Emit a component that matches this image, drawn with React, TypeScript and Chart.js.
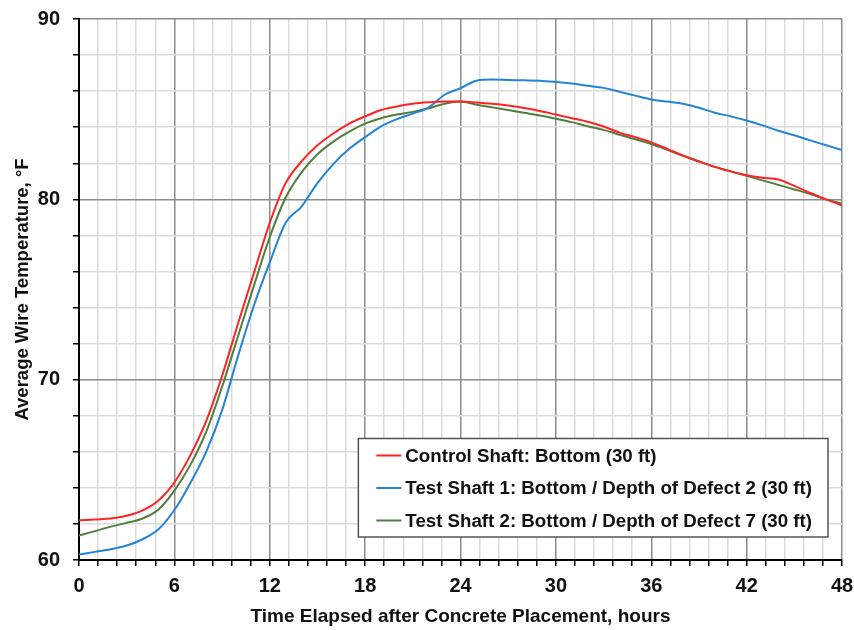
import React, { useEffect, useRef } from "react";
import { Chart, registerables } from "chart.js";

Chart.register(...registerables);

const hours = [
  0, 1, 2, 3, 4, 5, 6, 7, 8, 9, 10, 11, 12, 13, 14, 15, 16, 17, 18, 19, 20, 21, 22, 23, 24,
  25, 26, 27, 28, 29, 30, 31, 32, 33, 34, 35, 36, 37, 38, 39, 40, 41, 42, 43, 44, 45, 46, 47, 48,
];

const controlShaft = [
  62.2, 62.25, 62.3, 62.45, 62.75, 63.3, 64.3, 65.8, 67.7, 70.2, 73.1, 75.9, 78.7, 80.9, 82.1,
  83.0, 83.65, 84.2, 84.6, 84.95, 85.15, 85.3, 85.38, 85.42, 85.42, 85.37, 85.3, 85.2, 85.07,
  84.9, 84.7, 84.5, 84.3, 84.04, 83.7, 83.45, 83.16, 82.8, 82.42, 82.1, 81.8, 81.55, 81.34,
  81.2, 81.1, 80.75, 80.35, 80.0, 79.67,
];

const testShaft1 = [
  60.3, 60.45, 60.6, 60.8, 61.15, 61.7, 62.77, 64.26, 66.0, 68.3, 71.3, 74.1, 76.5, 78.7, 79.6,
  80.9, 81.95, 82.8, 83.45, 84.05, 84.45, 84.75, 85.1, 85.8, 86.16, 86.58, 86.64, 86.62, 86.6,
  86.58, 86.51, 86.42, 86.3, 86.18, 85.97, 85.75, 85.54, 85.42, 85.3, 85.08, 84.8, 84.6, 84.37,
  84.1, 83.8, 83.55, 83.27, 83.0, 82.73,
];

const testShaft2 = [
  61.35, 61.6, 61.85, 62.06, 62.3, 62.8, 63.85, 65.26, 67.1, 69.6, 72.4, 75.2, 77.9, 80.1, 81.5,
  82.5, 83.2, 83.75, 84.2, 84.5, 84.7, 84.85, 85.05, 85.3, 85.42, 85.25, 85.1, 84.95, 84.8,
  84.65, 84.47, 84.28, 84.05, 83.85, 83.58, 83.33, 83.07, 82.75, 82.42, 82.1, 81.8, 81.55, 81.3,
  81.05, 80.8, 80.55, 80.3, 80.0, 79.76,
];

const seriesLabels = [
  "Control Shaft: Bottom (30 ft)",
  "Test Shaft 1: Bottom / Depth of Defect 2 (30 ft)",
  "Test Shaft 2: Bottom / Depth of Defect 7 (30 ft)",
];
const seriesColors = ["#ff2323", "#2383d6", "#537d3e"];

const xTickLabels = [0, 6, 12, 18, 24, 30, 36, 42, 48];
const yTickLabels = [60, 70, 80, 90];

const xTitle = "Time Elapsed after Concrete Placement, hours";
const yTitle = "Average Wire Temperature, °F";

const FONT = "'Liberation Sans', Arial, sans-serif";

const near = (a: number, b: number) => Math.abs(a - b) < 1e-6;
const isXLabel = (v: number) => xTickLabels.some((t) => near(t, v));
const isYLabel = (v: number) => yTickLabels.some((t) => near(t, v));

const boxLegend = {
  id: "boxLegend",
  afterDraw(chart: any) {
    const { ctx, chartArea } = chart;
    const datasets = chart.data.datasets;
    ctx.save();
    ctx.font = `bold 18.7px ${FONT}`;
    let maxW = 0;
    datasets.forEach((d: any) => {
      maxW = Math.max(maxW, ctx.measureText(d.label).width);
    });
    const rowH = 32.5;
    const w = 47 + maxW + 16;
    const h = rowH * datasets.length + 1;
    const right = chartArea.right - 14;
    const bottom = chartArea.bottom - 23;
    const left = right - w;
    const top = bottom - h;
    ctx.fillStyle = "#ffffff";
    ctx.fillRect(left, top, w, h);
    ctx.strokeStyle = "#555555";
    ctx.lineWidth = 1.5;
    ctx.strokeRect(left, top, w, h);
    datasets.forEach((d: any, i: number) => {
      const cy = top + 17 + i * rowH;
      ctx.strokeStyle = d.borderColor;
      ctx.lineWidth = 2;
      ctx.beginPath();
      ctx.moveTo(left + 18, cy);
      ctx.lineTo(left + 43, cy);
      ctx.stroke();
      ctx.fillStyle = "#111111";
      ctx.textBaseline = "middle";
      ctx.textAlign = "left";
      ctx.fillText(d.label, left + 47, cy + 1);
    });
    ctx.restore();
  },
};

export default function App() {
  const canvasRef = useRef<HTMLCanvasElement | null>(null);

  useEffect(() => {
    document.body.style.margin = "0";
    const canvas = canvasRef.current;
    if (!canvas) return;
    const series = [controlShaft, testShaft1, testShaft2];
    const chart = new Chart(canvas, {
      type: "line",
      data: {
        datasets: series.map((vals, i) => ({
          label: seriesLabels[i],
          data: hours.map((h, j) => ({ x: h, y: vals[j] })),
          borderColor: seriesColors[i],
          backgroundColor: seriesColors[i],
          borderWidth: 2,
          pointRadius: 0,
          cubicInterpolationMode: "monotone",
          fill: false,
        })),
      },
      options: {
        responsive: false,
        animation: false,
        devicePixelRatio: 1,
        layout: { padding: { top: 19, right: 12, left: 0, bottom: 0 } },
        plugins: {
          legend: { display: false },
          tooltip: { enabled: false },
        },
        scales: {
          x: {
            type: "linear",
            min: 0,
            max: 48,
            ticks: {
              stepSize: 1.2,
              autoSkip: false,
              maxTicksLimit: 200,
              maxRotation: 0,
              padding: 8,
              color: "#111",
              font: { family: FONT, size: 20, weight: "bold" },
              callback: (v: any) => (isXLabel(Number(v)) ? String(Math.round(Number(v))) : ""),
            },
            grid: {
              color: (c: any) => (isXLabel(c.tick.value) ? "#8c8c8c" : "#dcdcdc"),
              lineWidth: 1.5,
              tickColor: "#000",
              tickLength: 6,
            },
            border: { color: "#000", width: 2 },
            title: {
              display: true,
              text: xTitle,
              color: "#111",
              font: { family: FONT, size: 19, weight: "bold" },
              padding: { top: 0, bottom: 2 },
            },
            afterFit: (s: any) => {
              s.height = 70;
              s.paddingLeft = 0;
              s.paddingRight = 0;
            },
          },
          y: {
            type: "linear",
            min: 60,
            max: 90,
            ticks: {
              stepSize: 2,
              autoSkip: false,
              maxTicksLimit: 200,
              padding: 13,
              color: "#111",
              font: { family: FONT, size: 20, weight: "bold" },
              callback: (v: any) => (isYLabel(Number(v)) ? String(Math.round(Number(v))) : ""),
            },
            grid: {
              color: (c: any) => (isYLabel(c.tick.value) ? "#8c8c8c" : "#dcdcdc"),
              lineWidth: 1.5,
              tickColor: "#000",
              tickLength: 6,
            },
            border: { color: "#000", width: 2 },
            title: {
              display: true,
              text: yTitle,
              color: "#111",
              font: { family: FONT, size: 18.5, weight: "bold" },
              padding: { top: 12, bottom: 0 },
            },
            afterFit: (s: any) => {
              s.width = 79;
              s.paddingTop = 0;
              s.paddingBottom = 0;
            },
          },
        },
      },
      plugins: [boxLegend],
    } as any);
    return () => chart.destroy();
  }, []);

  return (
    <div style={{ width: 854, height: 630 }}>
      <canvas ref={canvasRef} width={854} height={630} style={{ display: "block" }} />
    </div>
  );
}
────────────────
## JOB
Lines that include the word "React" — how many are there in the data? Answer with the number alone.

## EXPECTED OUTPUT
2